Am lieblichsten ist der Teich an einem jener sonnenreichen Herbsttage. — Da waltet hohe Freude durch die Standesherrschaft. Wie mit bunten Flaggen und Wimpeln hat sich der Park Muskaus in der Färbung seiner Baumgruppen geschmückt. Festlich geziert und geöffnet stehet das Jagdschloß. Wie zur Revue treten die Anlagen der Wiese, eine lieblicher und reizender als die andere, hervor, und tiefes, erwartungsvolles Schweigen waltet durch den kräftigen, grünen Wald. In des Himmels Schutze ist der königliche Standesherr aus den meerumrauschten Niederlanden in sein Muskau, in das Waldrevier um das Jagdschloß zurückgekehrt.
Feierliche Stille lagert um den kleinen Teich. Glätter und krystallner ist sein Spiegel; frischer grünen die Tannen und[S. 44] Fichten an seinen Ufern; klarer und schweigsamer fallen ihre Schatten in die Tiefe, der grüne, herrliche Rahmen eines hohen, erhabenen Bildes zu sein. — Und an das Ufer des Teich’s tritt der mächtige, milde Herr der Herrschaft, an seiner Seite die hehre Gemahlin, deren königlicher Sinn sich wiederspiegelt in der Tochter lieblicher Hoheit. — Und sie freuen sich der schönen Stätte in dem Palaste des Waldes. Doch wie verstohlen, aber treu zeichnet der Teich das hoheitsvolle, königliche Bild. Schon strahlt es wieder aus seiner Tiefe! O trage es sicher und treu, du heller Spiegel des Waldes!

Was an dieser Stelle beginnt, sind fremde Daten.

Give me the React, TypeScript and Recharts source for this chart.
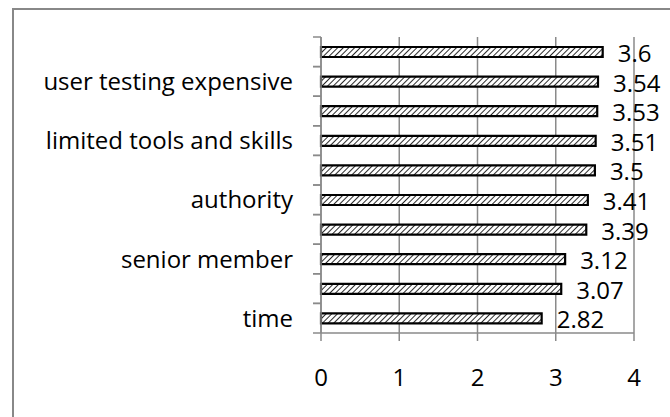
import { BarChart, Bar, XAxis, YAxis, CartesianGrid, LabelList } from "recharts"

// bottom-to-top order, as the rows are listed in the sheet
const categories = [
  "time",
  "",
  "senior member",
  "",
  "authority",
  "",
  "limited tools and skills",
  "",
  "user testing expensive",
  "",
]
const scores = [2.82, 3.07, 3.12, 3.39, 3.41, 3.5, 3.51, 3.53, 3.54, 3.6]
const xTicks = [0, 1, 2, 3, 4]

const data = categories.map((name, i) => ({ id: i, name, score: scores[i] }))

const FONT = "'Open Sans', sans-serif"
const FONT_SIZE = 24
const AXIS_GRAY = "#8a8a8a"
const PLOT_TOP = 37
const PLOT_BOTTOM = 333
const BAND = (PLOT_BOTTOM - PLOT_TOP) / categories.length

function CategoryTick(props: any) {
  const { x, y, payload } = props
  const label = categories[payload.value] ?? ""
  return (
    <g>
      <line x1={x - 8} x2={x} y1={y - BAND / 2} y2={y - BAND / 2} stroke={AXIS_GRAY} strokeWidth={1.5} />
      <line x1={x - 8} x2={x} y1={y + BAND / 2} y2={y + BAND / 2} stroke={AXIS_GRAY} strokeWidth={1.5} />
      <text x={x - 28} y={y + 8.5} textAnchor="end" fontSize={FONT_SIZE} fontFamily={FONT} fill="#000">
        {label}
      </text>
    </g>
  )
}

function ValueTick(props: any) {
  const { x, y, payload } = props
  return (
    <text x={x} y={y + 43} textAnchor="middle" fontSize={FONT_SIZE} fontFamily={FONT} fill="#000">
      {payload.value}
    </text>
  )
}

function ScoreLabel(props: any) {
  const { x, y, width, height, value } = props
  return (
    <text x={x + width + 15} y={y + height / 2 + 10} fontSize={FONT_SIZE} fontFamily={FONT} fill="#000">
      {value}
    </text>
  )
}

export default function App() {
  return (
    <div style={{ position: "absolute", left: 0, top: 0, width: 670, height: 417, background: "#fff", overflow: "hidden" }}>
      <div
        style={{
          position: "absolute",
          left: 12,
          top: 8,
          width: 656,
          height: 420,
          borderLeft: "2px solid #888",
          borderTop: "2px solid #888",
          borderRight: "1px solid #e2e2e2",
        }}
      />
      <BarChart
        width={670}
        height={417}
        data={data}
        layout="vertical"
        margin={{ top: PLOT_TOP, right: 36, bottom: 24, left: 0 }}
        style={{ position: "absolute", left: 0, top: 0 }}
      >
        <defs>
          <pattern id="hatch" width="4" height="4" patternUnits="userSpaceOnUse" patternTransform="rotate(45)">
            <rect width="4" height="4" fill="#fff" />
            <line x1="0" y1="0" x2="0" y2="4" stroke="#2a2a2a" strokeWidth="2" />
          </pattern>
        </defs>
        <CartesianGrid horizontal={false} stroke={AXIS_GRAY} strokeWidth={1.5} />
        <XAxis
          type="number"
          domain={[0, 4]}
          ticks={xTicks}
          height={60}
          axisLine={{ stroke: AXIS_GRAY, strokeWidth: 1.5 }}
          tickLine={{ stroke: AXIS_GRAY, strokeWidth: 1.5 }}
          tickSize={8}
          tick={<ValueTick />}
        />
        <YAxis
          type="category"
          dataKey="id"
          reversed
          width={321}
          interval={0}
          axisLine={{ stroke: AXIS_GRAY, strokeWidth: 1.5 }}
          tickLine={false}
          tickSize={0}
          tickMargin={0}
          tick={<CategoryTick />}
        />
        <Bar dataKey="score" barSize={10} fill="url(#hatch)" stroke="#000" strokeWidth={2.2} isAnimationActive={false}>
          <LabelList dataKey="score" content={<ScoreLabel />} />
        </Bar>
      </BarChart>
    </div>
  )
}
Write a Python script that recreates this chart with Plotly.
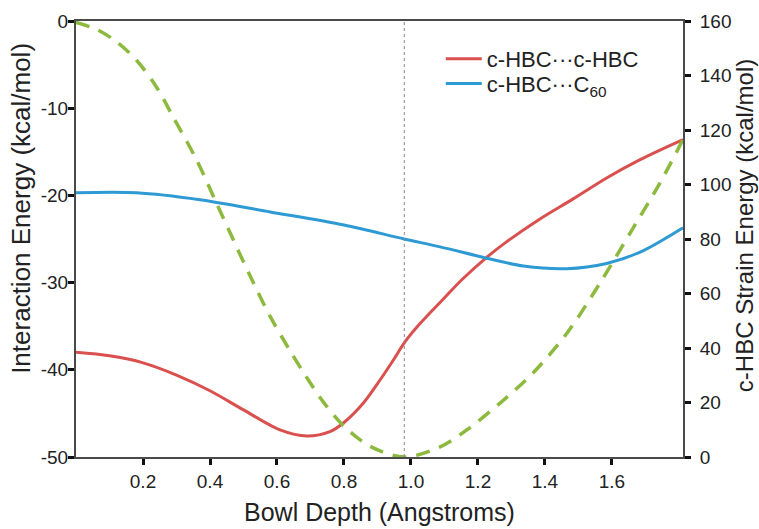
import plotly.graph_objects as go

# Bowl depth (Angstroms) and series values
red_x = [0.0, 0.1, 0.2, 0.3, 0.4, 0.5, 0.609, 0.689, 0.758, 0.798, 0.858, 0.907, 0.947, 0.982, 1.027, 1.096, 1.151, 1.226, 1.286, 1.385, 1.484, 1.584, 1.684, 1.812]
red_y = [-38.0, -38.4, -39.2, -40.6, -42.4, -44.6, -46.9, -47.6, -47.1, -46.1, -43.8, -41.2, -38.9, -36.8, -34.7, -31.9, -29.7, -27.1, -25.3, -22.7, -20.4, -18.0, -15.9, -13.6]

blue_x = [0.0, 0.18, 0.37, 0.58, 0.8, 0.98, 1.087, 1.226, 1.336, 1.465, 1.584, 1.684, 1.812]
blue_y = [-19.7, -19.7, -20.5, -21.9, -23.4, -25.0, -25.9, -27.2, -28.1, -28.4, -27.8, -26.5, -23.7]

green_x = [0.0, 0.06, 0.12, 0.18, 0.24, 0.29, 0.36, 0.42, 0.47, 0.52, 0.58, 0.636, 0.687, 0.742, 0.804, 0.88, 0.98, 1.087, 1.167, 1.266, 1.364, 1.466, 1.564, 1.663, 1.743, 1.812]
green_y = [159.5, 157.0, 152.5, 145.7, 135.8, 124.8, 109.0, 93.0, 79.6, 66.4, 51.5, 39.6, 29.5, 19.6, 10.8, 3.8, 0.0, 3.7, 10.0, 19.8, 30.8, 45.5, 63.8, 84.0, 100.5, 116.5]

x_ticks = [0.2, 0.4, 0.6, 0.8, 1.0, 1.2, 1.4, 1.6]
x_labels = ["0.2", "0.4", "0.6", "0.8", "1.0", "1.2", "1.4", "1.6"]
left_ticks = [0, -10, -20, -30, -40, -50]
right_ticks = [0, 20, 40, 60, 80, 100, 120, 140, 160]
marker_x = 0.98

series_names = ["c-HBC\u00b7\u00b7\u00b7c-HBC", "c-HBC\u00b7\u00b7\u00b7C<sub>60</sub>"]

FONT = "Liberation Sans, Arial, Helvetica, sans-serif"
RED = "#D9504E"
BLUE = "#2E9AD4"
GREEN = "#8DBA3E"
AXIS = "#4A4A4A"
TXT = "#222222"

fig = go.Figure()
fig.add_trace(go.Scatter(x=red_x, y=red_y, mode="lines", name=series_names[0], legend="legend",
                         line=dict(color=RED, width=3, shape="spline", smoothing=0.9)))
fig.add_trace(go.Scatter(x=blue_x, y=blue_y, mode="lines", name=series_names[1], legend="legend2",
                         line=dict(color=BLUE, width=3, shape="spline", smoothing=0.9)))
fig.add_trace(go.Scatter(x=green_x, y=green_y, mode="lines", showlegend=False, yaxis="y2",
                         line=dict(color=GREEN, width=3.5, dash="14px,10px", shape="spline", smoothing=0.9)))

fig.add_shape(type="line", xref="x", yref="paper", x0=marker_x, x1=marker_x, y0=0, y1=1,
              line=dict(color="#888888", width=1, dash="dot"))

legend_common = dict(xanchor="left", yanchor="middle", bgcolor="rgba(0,0,0,0)",
                     font=dict(size=22, color=TXT, family=FONT), itemwidth=36)
axis_common = dict(showgrid=False, zeroline=False, showline=True, linecolor=AXIS, linewidth=2,
                   ticks="outside", ticklen=6, tickwidth=3, tickcolor="#111111",
                   tickfont=dict(size=19, color=TXT, family=FONT))

fig.update_layout(
    width=759, height=529,
    margin=dict(l=76, r=76, t=21, b=72),
    paper_bgcolor="white", plot_bgcolor="white",
    font=dict(family=FONT, color=TXT, size=19),
    showlegend=True,
    legend=dict(x=0.601, y=0.9128, **legend_common),
    legend2=dict(x=0.601, y=0.856, **legend_common),
    xaxis=dict(range=[0, 1.812], tickvals=x_ticks, ticktext=x_labels, mirror=True,
               ticklabelstandoff=0, **axis_common),
    yaxis=dict(range=[-50, 0], tickvals=left_ticks, ticktext=[str(v) for v in left_ticks],
               ticklabelstandoff=-4, **axis_common),
    yaxis2=dict(range=[0, 160], tickvals=right_ticks, ticktext=[str(v) for v in right_ticks],
                overlaying="y", side="right", ticklabelstandoff=5, **axis_common),
    annotations=[
        dict(text="Bowl Depth (Angstroms)", xref="paper", yref="paper", x=0.5, y=-0.126,
             xanchor="center", yanchor="middle", showarrow=False, font=dict(size=25)),
        dict(text="Interaction Energy (kcal/mol)", xref="paper", yref="paper", x=-0.09, y=0.57,
             xanchor="center", yanchor="middle", textangle=-90, showarrow=False, font=dict(size=26)),
        dict(text="c-HBC Strain Energy (kcal/mol)", xref="paper", yref="paper", x=1.1025, y=0.53,
             xanchor="center", yanchor="middle", textangle=-90, showarrow=False, font=dict(size=24)),
    ],
)

fig.write_html("out.html")
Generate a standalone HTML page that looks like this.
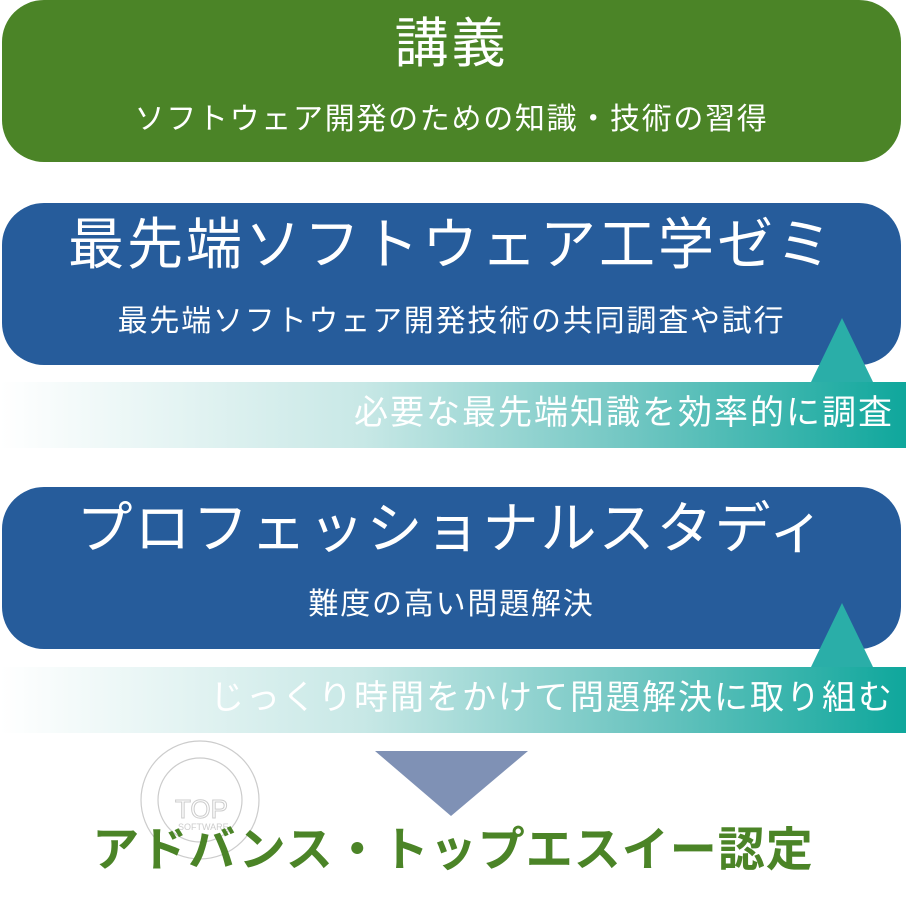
<!DOCTYPE html>
<html><head><meta charset="utf-8"><style>
body{margin:0;width:906px;height:912px;background:#fff;position:relative;overflow:hidden;font-family:"Liberation Sans","Noto Sans CJK JP",sans-serif;}
.box{position:absolute;left:2px;width:899px;height:162px;border-radius:42px;color:#fff;text-align:center;}
.t{position:absolute;left:0;right:0;white-space:nowrap;line-height:1;}
.bar{position:absolute;left:0;width:906px;height:66px;background:linear-gradient(to right,#fff 0%,#c8e8e6 40%,#70c6c2 70%,#0fa79c 100%);}
.bar span{position:absolute;right:12px;top:14px;color:#fff;font-size:34px;letter-spacing:2px;white-space:nowrap;line-height:1;}
</style></head><body>
<div class="box" style="top:0;background:#4b8427;">
<div class="t" style="top:17px;font-size:54px;letter-spacing:3px;">講義</div>
<div class="t" style="top:105px;font-size:30px;letter-spacing:1.7px;">ソフトウェア開発のための知識・技術の習得</div>
</div>
<div class="box" style="top:203px;background:#265c9b;">
<div class="t" style="top:14px;font-size:56px;letter-spacing:3px;">最先端ソフトウェア工学ゼミ</div>
<div class="t" style="top:104px;font-size:30px;letter-spacing:1.8px;">最先端ソフトウェア開発技術の共同調査や試行</div>
</div>
<div class="bar" style="top:382px;"><span>必要な最先端知識を効率的に調査</span></div>
<div class="box" style="top:487px;background:#265c9b;">
<div class="t" style="top:14px;font-size:56px;letter-spacing:2px;">プロフェッショナルスタディ</div>
<div class="t" style="top:103px;font-size:30px;letter-spacing:1.8px;">難度の高い問題解決</div>
</div>
<div class="bar" style="top:667px;"><span>じっくり時間をかけて問題解決に取り組む</span></div>
<svg width="906" height="912" style="position:absolute;left:0;top:0;">
<polygon points="842,318 811,382 873,382" fill="#2aaea8"/>
<polygon points="842,603 811,667 873,667" fill="#2aaea8"/>
<polygon points="375,751 528,751 451,816" fill="#7f91b5"/>
<g fill="none" stroke="#ccc" stroke-width="1.2">
<circle cx="200" cy="800" r="59"/><circle cx="200" cy="800" r="42"/>
</g>
<text x="175" y="818" font-size="26" fill="none" stroke="#ccc" font-family="Liberation Sans">TOP</text>
<text x="178" y="830" font-size="9" fill="#ccc" font-family="Liberation Sans">SOFTWARE</text>
</svg>
<div class="t" style="top:826px;font-size:47px;font-weight:bold;color:#4b8427;text-align:center;letter-spacing:1px;">アドバンス・トップエスイー認定</div>
</body></html>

Ueber sich den freundlichen, blauen Himmel, unter sich in der Tiefe des Teich’s desselben Himmels reines, klares Bild, selbst mitten inne in dieser wunderbaren Spiegelung, in dem seligen Gefühle der Beglücker und Wohlthäter von Tausenden zu sein: was bedarf es wohl mehr zu freudenreichen Augenblicken in der Einsamkeit und Stille des Waldes?
Tiefer in den Wald führet der schmale Pfad. Wie unerschöpflicher Lebensmuth umgiebt uns allenthalben frisches, fröhliches Grün. Dicht an uns herantreten zu beiden Seiten des Weges der Bäume hohe, kräftige Gestalten. Ihre Gipfel trinken der Sonne Licht, der reinen, freien Lüfte Strom; ihre Wurzeln saugen unaufhörlich in langen Zügen der Erde Kräfte, und den Mächten des Himmels wie der Erde liebevoll hingegeben, durchwogt frisches, volles Leben den Wald bis in das äußerste Zweiglein hinein. — Herrliche Bäume des Waldes, Gleichnisse unseres von Himmel und Erde vereint gewährten Daseinsglückes, wie wird es uns so wohl in euern grünen Hallen! Wie berühren uns da kräftiger und erfrischender die Wellen aus dem Strome des Lebens! Wie trifft uns da wunderbares Wehen als würden wir hineingezogen in das Weben und Arbeiten der Kräfte der Natur! Voller schlägt das Herz, freudiger wie in Andacht jauchzet jeder Nerv dem Herrn des Lebens, und des[S. 45] Daseins reichste Empfindung wird uns in dem grünen, heiligen Walde.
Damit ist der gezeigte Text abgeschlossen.